Categorical vs Categorical Heatmap
Identify high impact categorical variables in classification datasets
Classification datasets often have a number of categorical variables. There is always the need to select the more important categorical variables for modelling, especially in high-dimension datasets.
The crosstab
The crosstab(also known as contingency table) shows the relationship between frequencies of discrete values of two or more categorical features. Let us assume one of the categorical variables is the target variable. The crosstab allows us to observe how the marginal distribution (i.e. the distribution of the target variable ignoring all categorical features/conditions) gets perturbed by the values of a categorical variable.
The heatmap gives us a quick visual indication of the noteworthy aspects of the feature relationships.
Here is a code fragment taken from my Kaggle notebook showing the influence of 9 categorical variables on the target variable signifying hotel booking status. For the complete code in context refer to the Kaggle notebook.
# Code fragment ----------------------
fig, ax = plt.subplots(3,3,figsize=(20, 18))
axes = ax.flat
#Add the weekday feature to cat_feats
cat_feats.append('weekday')
for i, feat in enumerate(cat_feats):
sns.heatmap(pd.crosstab(reservedf['booking_status'],reservedf[feat],margins=True,normalize='columns'),
linewidths=1, annot=True, cmap='Blues', ax=axes[i], )
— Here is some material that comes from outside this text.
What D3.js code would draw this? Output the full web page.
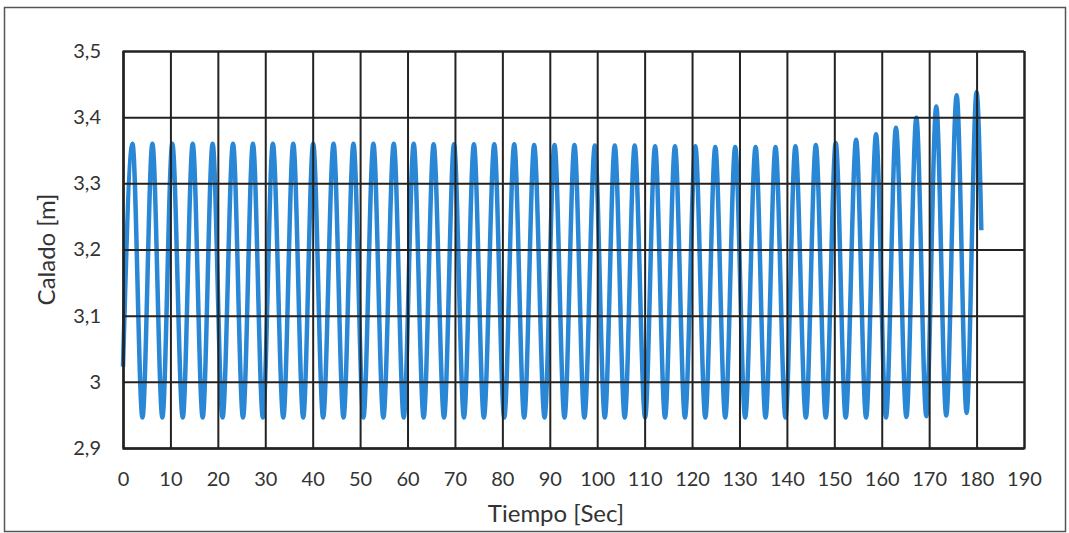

The margins=True gives us the marginal distribution of the target variable
reservedf['booking_status'] and normalize='columns' normalizes the
frequencies for quick interpretation.
The crosstab heatmap
The above code produces the following heatmaps. We get 9 heatmaps, one for each categorical feature with respect to the target.
Reading the heatmap
A crosstab heatmap is a graphical representation of a contingency table. Each cell of the heatmap shows the count (or relative frequency) of the intersection of two different categories in a dataset.
The way we have drawn the heatmap, normalized over columns, shows the distribution of each category value as a colour profile. The right-most strip in each heatmap shows the marginal distribution profile of the target variable.
All we have to do is compare the colour profiles of the values of the categorical variable (all vertical strips except the last one) with the target profile (the right-most strip). A notable deviation in the colour profile supported by the actual numbers indicates a categorical variable affecting the target.